>> Start Data shown

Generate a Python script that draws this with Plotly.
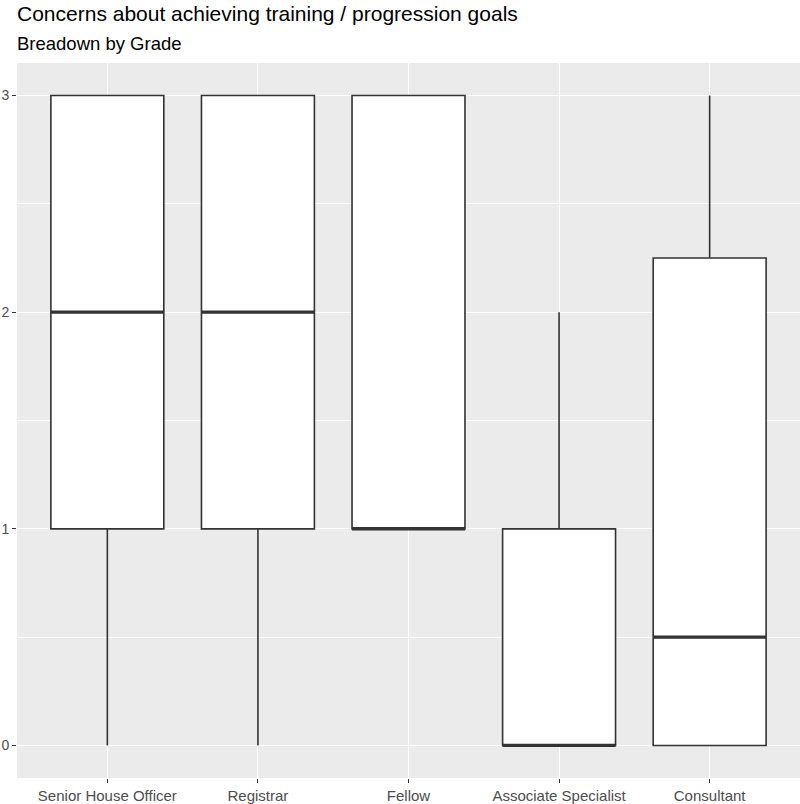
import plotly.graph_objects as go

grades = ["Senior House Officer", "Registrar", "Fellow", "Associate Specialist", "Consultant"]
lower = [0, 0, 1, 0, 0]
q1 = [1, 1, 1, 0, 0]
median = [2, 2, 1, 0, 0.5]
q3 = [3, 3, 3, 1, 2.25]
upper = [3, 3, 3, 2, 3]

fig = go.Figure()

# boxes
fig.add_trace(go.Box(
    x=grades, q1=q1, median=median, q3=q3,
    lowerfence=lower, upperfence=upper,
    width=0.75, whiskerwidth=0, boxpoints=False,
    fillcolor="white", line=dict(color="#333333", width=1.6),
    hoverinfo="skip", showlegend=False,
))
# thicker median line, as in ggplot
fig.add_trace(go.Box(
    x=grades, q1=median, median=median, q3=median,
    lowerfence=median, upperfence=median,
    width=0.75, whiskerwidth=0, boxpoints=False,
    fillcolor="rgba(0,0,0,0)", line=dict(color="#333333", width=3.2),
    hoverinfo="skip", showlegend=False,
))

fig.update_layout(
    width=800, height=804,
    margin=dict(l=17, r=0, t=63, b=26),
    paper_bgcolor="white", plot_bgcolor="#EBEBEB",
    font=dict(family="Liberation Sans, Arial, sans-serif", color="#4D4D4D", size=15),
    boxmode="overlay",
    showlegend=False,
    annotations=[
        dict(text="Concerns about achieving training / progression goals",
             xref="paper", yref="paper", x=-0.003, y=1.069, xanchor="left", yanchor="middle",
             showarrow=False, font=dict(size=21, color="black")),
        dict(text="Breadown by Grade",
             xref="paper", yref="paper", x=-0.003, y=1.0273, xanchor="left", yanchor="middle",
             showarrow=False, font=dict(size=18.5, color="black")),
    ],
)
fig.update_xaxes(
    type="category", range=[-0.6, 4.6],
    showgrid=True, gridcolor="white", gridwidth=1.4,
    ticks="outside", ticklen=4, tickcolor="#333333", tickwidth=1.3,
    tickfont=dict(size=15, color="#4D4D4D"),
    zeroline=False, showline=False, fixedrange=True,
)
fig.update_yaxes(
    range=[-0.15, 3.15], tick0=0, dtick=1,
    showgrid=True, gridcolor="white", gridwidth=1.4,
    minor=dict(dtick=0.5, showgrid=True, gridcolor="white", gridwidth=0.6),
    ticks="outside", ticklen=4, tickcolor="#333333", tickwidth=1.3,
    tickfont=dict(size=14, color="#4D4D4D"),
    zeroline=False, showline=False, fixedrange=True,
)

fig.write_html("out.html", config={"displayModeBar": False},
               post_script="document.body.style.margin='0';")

>> End Data shown

> **What to produce**: Skipping the pictures, transcribe each line above exactly as it appears.

> **Full response**:
Generate a Python script that draws this with Plotly.
import plotly.graph_objects as go

grades = ["Senior House Officer", "Registrar", "Fellow", "Associate Specialist", "Consultant"]
lower = [0, 0, 1, 0, 0]
q1 = [1, 1, 1, 0, 0]
median = [2, 2, 1, 0, 0.5]
q3 = [3, 3, 3, 1, 2.25]
upper = [3, 3, 3, 2, 3]

fig = go.Figure()

# boxes
fig.add_trace(go.Box(
    x=grades, q1=q1, median=median, q3=q3,
    lowerfence=lower, upperfence=upper,
    width=0.75, whiskerwidth=0, boxpoints=False,
    fillcolor="white", line=dict(color="#333333", width=1.6),
    hoverinfo="skip", showlegend=False,
))
# thicker median line, as in ggplot
fig.add_trace(go.Box(
    x=grades, q1=median, median=median, q3=median,
    lowerfence=median, upperfence=median,
    width=0.75, whiskerwidth=0, boxpoints=False,
    fillcolor="rgba(0,0,0,0)", line=dict(color="#333333", width=3.2),
    hoverinfo="skip", showlegend=False,
))

fig.update_layout(
    width=800, height=804,
    margin=dict(l=17, r=0, t=63, b=26),
    paper_bgcolor="white", plot_bgcolor="#EBEBEB",
    font=dict(family="Liberation Sans, Arial, sans-serif", color="#4D4D4D", size=15),
    boxmode="overlay",
    showlegend=False,
    annotations=[
        dict(text="Concerns about achieving training / progression goals",
             xref="paper", yref="paper", x=-0.003, y=1.069, xanchor="left", yanchor="middle",
             showarrow=False, font=dict(size=21, color="black")),
        dict(text="Breadown by Grade",
             xref="paper", yref="paper", x=-0.003, y=1.0273, xanchor="left", yanchor="middle",
             showarrow=False, font=dict(size=18.5, color="black")),
    ],
)
fig.update_xaxes(
    type="category", range=[-0.6, 4.6],
    showgrid=True, gridcolor="white", gridwidth=1.4,
    ticks="outside", ticklen=4, tickcolor="#333333", tickwidth=1.3,
    tickfont=dict(size=15, color="#4D4D4D"),
    zeroline=False, showline=False, fixedrange=True,
)
fig.update_yaxes(
    range=[-0.15, 3.15], tick0=0, dtick=1,
    showgrid=True, gridcolor="white", gridwidth=1.4,
    minor=dict(dtick=0.5, showgrid=True, gridcolor="white", gridwidth=0.6),
    ticks="outside", ticklen=4, tickcolor="#333333", tickwidth=1.3,
    tickfont=dict(size=14, color="#4D4D4D"),
    zeroline=False, showline=False, fixedrange=True,
)

fig.write_html("out.html", config={"displayModeBar": False},
               post_script="document.body.style.margin='0';")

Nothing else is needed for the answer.